Make an exact copy of the records, dropping all pictures.

Records with drawing code
= = = =

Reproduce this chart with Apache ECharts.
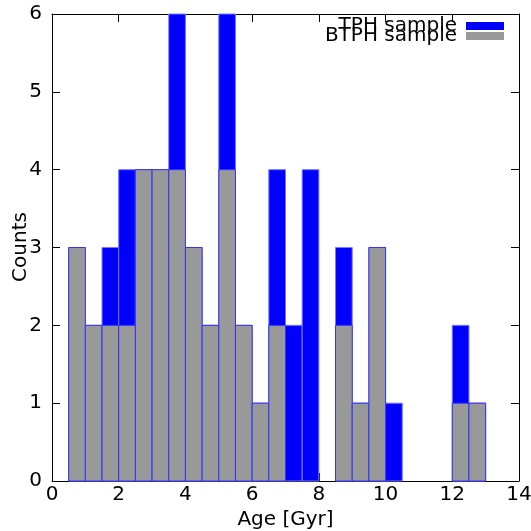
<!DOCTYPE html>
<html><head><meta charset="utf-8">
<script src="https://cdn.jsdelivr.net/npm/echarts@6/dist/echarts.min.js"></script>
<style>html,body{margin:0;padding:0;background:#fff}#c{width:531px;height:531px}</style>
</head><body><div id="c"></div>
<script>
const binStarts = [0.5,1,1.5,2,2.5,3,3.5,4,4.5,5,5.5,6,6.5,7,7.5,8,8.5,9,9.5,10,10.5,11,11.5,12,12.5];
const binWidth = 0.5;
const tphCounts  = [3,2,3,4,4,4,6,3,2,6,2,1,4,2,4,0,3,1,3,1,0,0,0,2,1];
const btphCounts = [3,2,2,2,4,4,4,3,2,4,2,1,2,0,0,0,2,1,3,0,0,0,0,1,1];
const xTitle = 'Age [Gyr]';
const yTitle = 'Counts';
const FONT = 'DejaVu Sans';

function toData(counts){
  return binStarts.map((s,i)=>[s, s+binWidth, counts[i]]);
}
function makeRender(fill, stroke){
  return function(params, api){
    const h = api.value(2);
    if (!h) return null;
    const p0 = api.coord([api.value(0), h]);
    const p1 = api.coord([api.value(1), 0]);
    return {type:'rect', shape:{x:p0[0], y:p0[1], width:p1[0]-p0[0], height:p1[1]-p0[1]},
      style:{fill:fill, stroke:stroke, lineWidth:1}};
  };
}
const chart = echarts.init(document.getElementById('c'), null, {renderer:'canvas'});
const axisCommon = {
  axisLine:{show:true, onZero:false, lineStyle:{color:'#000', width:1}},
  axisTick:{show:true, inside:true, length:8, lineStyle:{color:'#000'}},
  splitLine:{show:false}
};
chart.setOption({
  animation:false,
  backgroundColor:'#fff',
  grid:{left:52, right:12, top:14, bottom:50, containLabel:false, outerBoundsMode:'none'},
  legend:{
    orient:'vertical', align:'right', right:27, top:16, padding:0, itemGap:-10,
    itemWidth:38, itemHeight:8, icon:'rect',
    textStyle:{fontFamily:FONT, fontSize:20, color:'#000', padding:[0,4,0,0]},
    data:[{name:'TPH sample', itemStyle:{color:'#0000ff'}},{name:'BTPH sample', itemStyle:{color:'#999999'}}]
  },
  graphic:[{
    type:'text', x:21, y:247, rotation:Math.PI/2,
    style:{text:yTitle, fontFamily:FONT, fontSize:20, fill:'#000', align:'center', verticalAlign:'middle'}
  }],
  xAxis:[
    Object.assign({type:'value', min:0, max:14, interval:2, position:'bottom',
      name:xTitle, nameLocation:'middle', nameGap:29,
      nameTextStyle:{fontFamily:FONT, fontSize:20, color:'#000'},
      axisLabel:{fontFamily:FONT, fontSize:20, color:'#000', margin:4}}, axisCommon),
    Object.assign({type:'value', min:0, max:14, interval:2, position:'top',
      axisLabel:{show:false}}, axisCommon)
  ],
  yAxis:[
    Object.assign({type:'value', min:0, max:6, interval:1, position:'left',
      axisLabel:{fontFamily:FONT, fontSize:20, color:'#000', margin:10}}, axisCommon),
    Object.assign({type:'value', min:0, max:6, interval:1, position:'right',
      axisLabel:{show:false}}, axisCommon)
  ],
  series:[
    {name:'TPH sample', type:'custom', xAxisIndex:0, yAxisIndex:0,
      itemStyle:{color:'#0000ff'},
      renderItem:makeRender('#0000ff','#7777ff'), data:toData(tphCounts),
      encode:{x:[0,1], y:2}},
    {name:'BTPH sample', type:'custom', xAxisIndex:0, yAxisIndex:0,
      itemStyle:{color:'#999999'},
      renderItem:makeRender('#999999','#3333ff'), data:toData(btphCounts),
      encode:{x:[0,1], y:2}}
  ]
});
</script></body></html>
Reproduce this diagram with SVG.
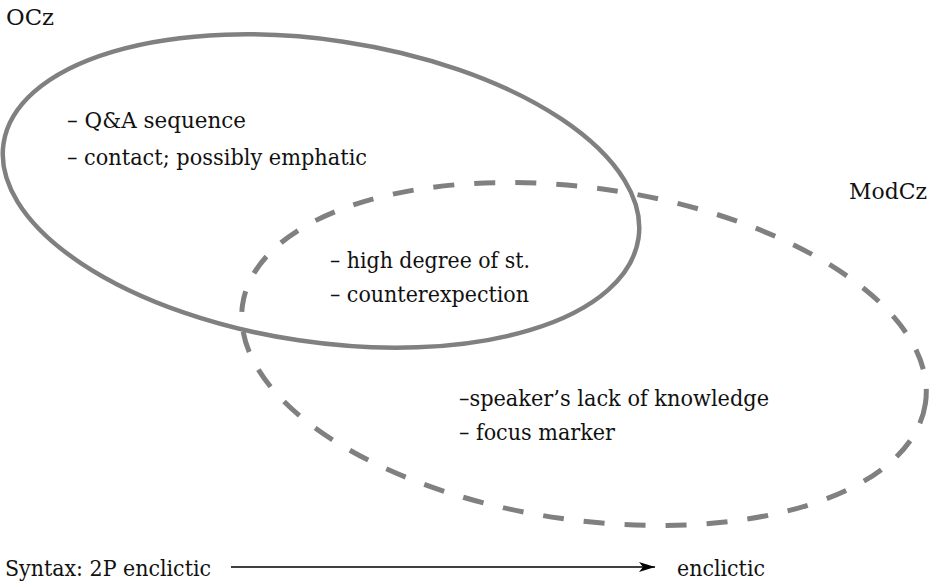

= = = =

**COMPLETE ANSWER:**
Reproduce this chart with Apache ECharts.
<!DOCTYPE html>
<html><head><meta charset="utf-8">
<script src="https://cdn.jsdelivr.net/npm/echarts@6/dist/echarts.min.js"></script>
<style>html,body{margin:0;padding:0;background:#fff}#c{width:531px;height:531px}</style>
</head><body><div id="c"></div>
<script>
const binStarts = [0.5,1,1.5,2,2.5,3,3.5,4,4.5,5,5.5,6,6.5,7,7.5,8,8.5,9,9.5,10,10.5,11,11.5,12,12.5];
const binWidth = 0.5;
const tphCounts  = [3,2,3,4,4,4,6,3,2,6,2,1,4,2,4,0,3,1,3,1,0,0,0,2,1];
const btphCounts = [3,2,2,2,4,4,4,3,2,4,2,1,2,0,0,0,2,1,3,0,0,0,0,1,1];
const xTitle = 'Age [Gyr]';
const yTitle = 'Counts';
const FONT = 'DejaVu Sans';

function toData(counts){
  return binStarts.map((s,i)=>[s, s+binWidth, counts[i]]);
}
function makeRender(fill, stroke){
  return function(params, api){
    const h = api.value(2);
    if (!h) return null;
    const p0 = api.coord([api.value(0), h]);
    const p1 = api.coord([api.value(1), 0]);
    return {type:'rect', shape:{x:p0[0], y:p0[1], width:p1[0]-p0[0], height:p1[1]-p0[1]},
      style:{fill:fill, stroke:stroke, lineWidth:1}};
  };
}
const chart = echarts.init(document.getElementById('c'), null, {renderer:'canvas'});
const axisCommon = {
  axisLine:{show:true, onZero:false, lineStyle:{color:'#000', width:1}},
  axisTick:{show:true, inside:true, length:8, lineStyle:{color:'#000'}},
  splitLine:{show:false}
};
chart.setOption({
  animation:false,
  backgroundColor:'#fff',
  grid:{left:52, right:12, top:14, bottom:50, containLabel:false, outerBoundsMode:'none'},
  legend:{
    orient:'vertical', align:'right', right:27, top:16, padding:0, itemGap:-10,
    itemWidth:38, itemHeight:8, icon:'rect',
    textStyle:{fontFamily:FONT, fontSize:20, color:'#000', padding:[0,4,0,0]},
    data:[{name:'TPH sample', itemStyle:{color:'#0000ff'}},{name:'BTPH sample', itemStyle:{color:'#999999'}}]
  },
  graphic:[{
    type:'text', x:21, y:247, rotation:Math.PI/2,
    style:{text:yTitle, fontFamily:FONT, fontSize:20, fill:'#000', align:'center', verticalAlign:'middle'}
  }],
  xAxis:[
    Object.assign({type:'value', min:0, max:14, interval:2, position:'bottom',
      name:xTitle, nameLocation:'middle', nameGap:29,
      nameTextStyle:{fontFamily:FONT, fontSize:20, color:'#000'},
      axisLabel:{fontFamily:FONT, fontSize:20, color:'#000', margin:4}}, axisCommon),
    Object.assign({type:'value', min:0, max:14, interval:2, position:'top',
      axisLabel:{show:false}}, axisCommon)
  ],
  yAxis:[
    Object.assign({type:'value', min:0, max:6, interval:1, position:'left',
      axisLabel:{fontFamily:FONT, fontSize:20, color:'#000', margin:10}}, axisCommon),
    Object.assign({type:'value', min:0, max:6, interval:1, position:'right',
      axisLabel:{show:false}}, axisCommon)
  ],
  series:[
    {name:'TPH sample', type:'custom', xAxisIndex:0, yAxisIndex:0,
      itemStyle:{color:'#0000ff'},
      renderItem:makeRender('#0000ff','#7777ff'), data:toData(tphCounts),
      encode:{x:[0,1], y:2}},
    {name:'BTPH sample', type:'custom', xAxisIndex:0, yAxisIndex:0,
      itemStyle:{color:'#999999'},
      renderItem:makeRender('#999999','#3333ff'), data:toData(btphCounts),
      encode:{x:[0,1], y:2}}
  ]
});
</script></body></html>
Reproduce this diagram with SVG.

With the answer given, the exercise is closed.